Crude oil experienced a slight decline, closing down by 0.2% at Rs 6,045, as a reduction in geopolitical tensions countered otherwise favourable inventory data. Sentiment softened following the progression of U.S. and Iran toward a third round of nuclear discussions in Geneva, alleviating immediate concerns regarding supply disruption. Simultaneously, new uncertainty surfaced regarding trade as President Donald Trump revealed intentions to increase temporary tariffs from 10% to 15%, casting a shadow over the prospects for global growth and fuel demand.
On the supply side, Libya has resumed output at the Sinawan oilfield, thereby restoring approximately 20,000 barrels per day. However, U.S. inventory data presented an optimistic outlook. Crude stocks experienced a significant decline of 9.01 million barrels, marking the largest draw in five months. Additionally, petrol and distillate inventories also saw a greater-than-anticipated reduction.

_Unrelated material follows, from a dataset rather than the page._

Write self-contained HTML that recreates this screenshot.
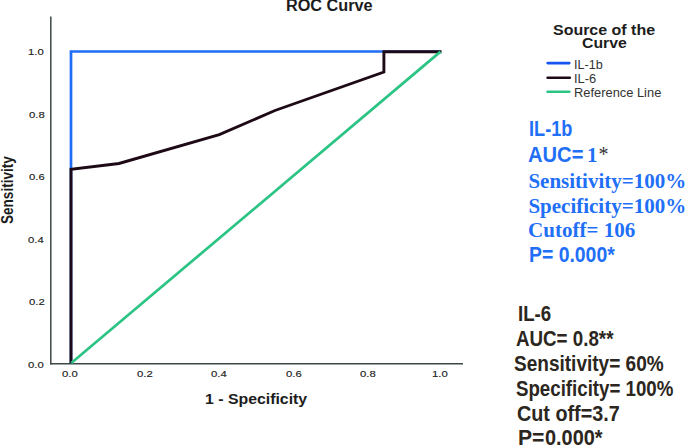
<!DOCTYPE html>
<html><head><meta charset="utf-8">
<style>
html,body{margin:0;padding:0;background:#fff;}
body{width:685px;height:447px;position:relative;overflow:hidden;font-family:'Liberation Sans',sans-serif;}
.t{position:absolute;white-space:nowrap;line-height:1;}
svg{position:absolute;left:0;top:0;}
</style></head>
<body>
<svg width="685" height="447" viewBox="0 0 685 447">
  <line x1="50.8" y1="16.5" x2="50.8" y2="364.6" stroke="#3d4848" stroke-width="1.5"/>
  <line x1="50" y1="363.8" x2="463" y2="363.8" stroke="#3d4848" stroke-width="1.5"/>
  <polyline points="71,363 71,51.5 440.5,51.5" fill="none" stroke="#1f6cf5" stroke-width="2.7"/>
  <polyline points="71,363 71,169.2 119,163.5 219.3,134.6 275,110.5 383.9,72 383.9,51.7 441.5,51.7" fill="none" stroke="#1e0a16" stroke-width="2.9" stroke-linejoin="miter"/>
  <line x1="71.3" y1="363" x2="440.5" y2="51.6" stroke="#2cc484" stroke-width="2.7"/>
  <line x1="547.6" y1="63.1" x2="569.3" y2="63.1" stroke="#1655f2" stroke-width="2.6" stroke-linecap="round"/>
  <line x1="547.6" y1="77.7" x2="569.8" y2="77.7" stroke="#1e0a16" stroke-width="2.6" stroke-linecap="round"/>
  <line x1="547.6" y1="91.8" x2="569.3" y2="91.8" stroke="#2cc484" stroke-width="2.6" stroke-linecap="round"/>
</svg>

<div class="t" style="left:285.99px;top:-2.20px;font-family:'Liberation Sans',sans-serif;font-size:16px;font-weight:bold;letter-spacing:0.000px;color:#1c1c1c;transform:scaleX(1.0143);transform-origin:0 0;">ROC Curve</div>
<div class="t" style="left:28.08px;top:48.26px;font-family:'Liberation Sans',sans-serif;font-size:10px;font-weight:normal;letter-spacing:0.000px;color:#222;transform:scale(1.1300,0.9300);transform-origin:0 0;-webkit-text-stroke:0.15px #222;">1.0</div>
<div class="t" style="left:29.21px;top:110.76px;font-family:'Liberation Sans',sans-serif;font-size:10px;font-weight:normal;letter-spacing:0.000px;color:#222;transform:scale(1.1300,0.9300);transform-origin:0 0;-webkit-text-stroke:0.15px #222;">0.8</div>
<div class="t" style="left:29.21px;top:173.26px;font-family:'Liberation Sans',sans-serif;font-size:10px;font-weight:normal;letter-spacing:0.000px;color:#222;transform:scale(1.1300,0.9300);transform-origin:0 0;-webkit-text-stroke:0.15px #222;">0.6</div>
<div class="t" style="left:28.08px;top:235.76px;font-family:'Liberation Sans',sans-serif;font-size:10px;font-weight:normal;letter-spacing:0.000px;color:#222;transform:scale(1.1300,0.9300);transform-origin:0 0;-webkit-text-stroke:0.15px #222;">0.4</div>
<div class="t" style="left:29.21px;top:298.26px;font-family:'Liberation Sans',sans-serif;font-size:10px;font-weight:normal;letter-spacing:0.000px;color:#222;transform:scale(1.1300,0.9300);transform-origin:0 0;-webkit-text-stroke:0.15px #222;">0.2</div>
<div class="t" style="left:28.08px;top:360.76px;font-family:'Liberation Sans',sans-serif;font-size:10px;font-weight:normal;letter-spacing:0.000px;color:#222;transform:scale(1.1300,0.9300);transform-origin:0 0;-webkit-text-stroke:0.15px #222;">0.0</div>
<div class="t" style="left:62.49px;top:370.36px;font-family:'Liberation Sans',sans-serif;font-size:10px;font-weight:normal;letter-spacing:0.000px;color:#222;transform:scale(1.1300,0.9300);transform-origin:0 0;-webkit-text-stroke:0.15px #222;">0.0</div>
<div class="t" style="left:136.91px;top:370.36px;font-family:'Liberation Sans',sans-serif;font-size:10px;font-weight:normal;letter-spacing:0.000px;color:#222;transform:scale(1.1300,0.9300);transform-origin:0 0;-webkit-text-stroke:0.15px #222;">0.2</div>
<div class="t" style="left:211.14px;top:370.36px;font-family:'Liberation Sans',sans-serif;font-size:10px;font-weight:normal;letter-spacing:0.000px;color:#222;transform:scale(1.1300,0.9300);transform-origin:0 0;-webkit-text-stroke:0.15px #222;">0.4</div>
<div class="t" style="left:285.65px;top:370.36px;font-family:'Liberation Sans',sans-serif;font-size:10px;font-weight:normal;letter-spacing:0.000px;color:#222;transform:scale(1.1300,0.9300);transform-origin:0 0;-webkit-text-stroke:0.15px #222;">0.6</div>
<div class="t" style="left:359.55px;top:370.36px;font-family:'Liberation Sans',sans-serif;font-size:10px;font-weight:normal;letter-spacing:0.000px;color:#222;transform:scale(1.1300,0.9300);transform-origin:0 0;-webkit-text-stroke:0.15px #222;">0.8</div>
<div class="t" style="left:432.42px;top:370.36px;font-family:'Liberation Sans',sans-serif;font-size:10px;font-weight:normal;letter-spacing:0.000px;color:#222;transform:scale(1.1300,0.9300);transform-origin:0 0;-webkit-text-stroke:0.15px #222;">1.0</div>
<div class="t" style="left:204.77px;top:391.60px;font-family:'Liberation Sans',sans-serif;font-size:14px;font-weight:bold;letter-spacing:0.000px;color:#1c1c1c;transform:scaleX(1.1315);transform-origin:0 0;">1 - Specificity</div>
<div class="t" style="left:552.85px;top:22.50px;font-family:'Liberation Sans',sans-serif;font-size:14px;font-weight:bold;letter-spacing:0.000px;color:#1c1c1c;transform:scaleX(1.1404);transform-origin:0 0;">Source of the</div>
<div class="t" style="left:581.80px;top:35.60px;font-family:'Liberation Sans',sans-serif;font-size:14px;font-weight:bold;letter-spacing:0.000px;color:#1c1c1c;transform:scaleX(1.1282);transform-origin:0 0;">Curve</div>
<div class="t" style="left:573.65px;top:58.70px;font-family:'Liberation Sans',sans-serif;font-size:12px;font-weight:normal;letter-spacing:0.000px;color:#333;transform:scaleX(1.0500);transform-origin:0 0;">IL-1b</div>
<div class="t" style="left:573.63px;top:72.70px;font-family:'Liberation Sans',sans-serif;font-size:12px;font-weight:normal;letter-spacing:0.000px;color:#333;transform:scaleX(1.0684);transform-origin:0 0;">IL-6</div>
<div class="t" style="left:573.63px;top:87.00px;font-family:'Liberation Sans',sans-serif;font-size:12px;font-weight:normal;letter-spacing:0.000px;color:#333;transform:scaleX(1.0725);transform-origin:0 0;">Reference Line</div>
<div class="t" style="left:528.55px;top:119.20px;font-family:'Liberation Sans',sans-serif;font-size:21.5px;font-weight:bold;letter-spacing:0.000px;color:#1f6ff7;transform:scaleX(0.8460);transform-origin:0 0;">IL-1b</div>
<div class="t" style="left:528.16px;top:144.80px;font-family:'Liberation Sans',sans-serif;font-size:21.5px;font-weight:bold;letter-spacing:0.000px;color:#1f6ff7;transform:scaleX(0.9368);transform-origin:0 0;">AUC=</div>
<div class="t" style="left:586.90px;top:144.90px;font-family:'Liberation Serif',serif;font-size:21px;font-weight:bold;letter-spacing:0.000px;color:#1f6ff7;">1</div>
<div class="t" style="left:598.40px;top:143.60px;font-family:'Liberation Serif',serif;font-size:20px;font-weight:normal;letter-spacing:0.000px;color:#333;">*</div>
<div class="t" style="left:528.40px;top:170.60px;font-family:'Liberation Serif',serif;font-size:21px;font-weight:bold;letter-spacing:0.000px;color:#1f6ff7;">Sensitivity=100%</div>
<div class="t" style="left:528.40px;top:195.60px;font-family:'Liberation Serif',serif;font-size:21px;font-weight:bold;letter-spacing:0.000px;color:#1f6ff7;">Specificity=100%</div>
<div class="t" style="left:528.10px;top:220.30px;font-family:'Liberation Serif',serif;font-size:21px;font-weight:bold;letter-spacing:0.000px;color:#1f6ff7;">Cutoff= 106</div>
<div class="t" style="left:528.60px;top:244.70px;font-family:'Liberation Sans',sans-serif;font-size:21.5px;font-weight:bold;letter-spacing:0.000px;color:#1f6ff7;transform:scaleX(0.9021);transform-origin:0 0;">P= 0.000*</div>
<div class="t" style="left:517.63px;top:303.60px;font-family:'Liberation Sans',sans-serif;font-size:21.5px;font-weight:bold;letter-spacing:0.000px;color:#2b2620;transform:scaleX(0.8676);transform-origin:0 0;">IL-6</div>
<div class="t" style="left:516.33px;top:328.70px;font-family:'Liberation Sans',sans-serif;font-size:21.5px;font-weight:bold;letter-spacing:0.000px;color:#2b2620;transform:scaleX(0.8721);transform-origin:0 0;">AUC= 0.8**</div>
<div class="t" style="left:514.41px;top:353.50px;font-family:'Liberation Sans',sans-serif;font-size:21.5px;font-weight:bold;letter-spacing:0.000px;color:#2b2620;transform:scaleX(0.8851);transform-origin:0 0;">Sensitivity= 60%</div>
<div class="t" style="left:515.93px;top:378.50px;font-family:'Liberation Sans',sans-serif;font-size:21.5px;font-weight:bold;letter-spacing:0.000px;color:#2b2620;transform:scaleX(0.8689);transform-origin:0 0;">Specificity= 100%</div>
<div class="t" style="left:517.48px;top:403.70px;font-family:'Liberation Sans',sans-serif;font-size:21.5px;font-weight:bold;letter-spacing:0.000px;color:#2b2620;transform:scaleX(0.9191);transform-origin:0 0;">Cut off=3.7</div>
<div class="t" style="left:517.72px;top:428.40px;font-family:'Liberation Sans',sans-serif;font-size:21.5px;font-weight:bold;letter-spacing:0.000px;color:#2b2620;transform:scaleX(0.9840);transform-origin:0 0;">P=</div>
<div class="t" style="left:544.97px;top:428.40px;font-family:'Liberation Sans',sans-serif;font-size:21.5px;font-weight:bold;letter-spacing:0.000px;color:#2b2620;transform:scaleX(0.9262);transform-origin:0 0;">0.000*</div>
<div class="t" style="left:-1.2px;top:224.0px;font-family:'Liberation Sans',sans-serif;font-size:16.5px;font-weight:bold;color:#1c1c1c;transform-origin:0 0;transform:rotate(-90deg) scaleX(0.821);">Sensitivity</div>

</body></html>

Cushing stocks declined, indicating a contraction in near-term supply. The International Energy Agency has made a modest upward adjustment to its 2026 global demand growth forecast, now estimating an increase of 930,000 bpd, which suggests a reduced surplus in the market. In the interim, the EIA anticipates a decline in U.S. production following its peak in 2025.
From a technical perspective, the market exhibits new selling pressure, accompanied by a 5.07% increase in open interest. Immediate support is identified at Rs 5,958, with a breach potentially leading prices down to Rs 5,872. On the upside, resistance is positioned at Rs 6,132, and a sustained upward movement may challenge Rs 6,220.